Wonder whether it was one of Trump’s star attorneys who suggested it was within his right to call for ditching the Constitution? Or perhaps the advice came from antisemite Ye, white supremacist Nick Fuentes and/or far-right provocateur Milo Yiannopolis (who has just departed Ye’s 2024 presidential bid according to the Daily Beast – the campaign for which the artist formerly known as Kanye West wants Trump to be his running mate).

“Republicans are going to have to work out their issues with the former president and decide whether they’re going to break from him and return to some semblance of reasonableness,” said incoming House Democratic leader Hakeem Jeffries (NY), “or continue to lean into the extremism, not just of Trump, but Trumpism.” (PBS News Hour.)

One might also wonder what constitutional originalists on the right think of Trump’s call for “termination” of rules, regulations and articles found in the Constitution. 
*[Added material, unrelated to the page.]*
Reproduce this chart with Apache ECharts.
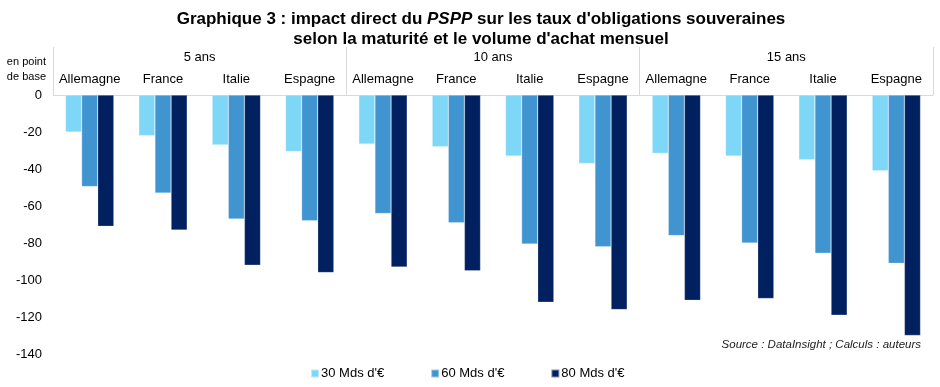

GOP lack of reaction to Trump’s latest comments so far rival the party leadership's lack of their reaction to his dinner with Ye, Fuentes and Yiannopolis. ABC News This Week host George Stephanopoulos on Sunday had to press Rep. Dave Joyce (R-OH) for his comments on the Truth Social post. 

Joyce, chairman of the Republican Governance Group said, “It’s early. I think there’s going to be a lot of people in the primary … I will support whoever the Republican nominee is.”

At first glance, the defeat of many Trump-backed candidates in the midterms, and then the notorious Mar-a-Lago dinner two weeks later have been hailed as a voter affirmation of American democracy. Even the New York Post was ready to write the obituary for Trump’s political career as Florida Gov. Ron DeSantis emerged as the new darling of the hard-right wing. But the inability of such GOP leaders as Rep. Kevin McCarthy and Sen. Mitch McConnell, topped by Joyce’s comments on This Weekhave kept Trump’s future alive and well. According to Politico, latest polls show the ex-president remains the most likely 2024 GOP nominee.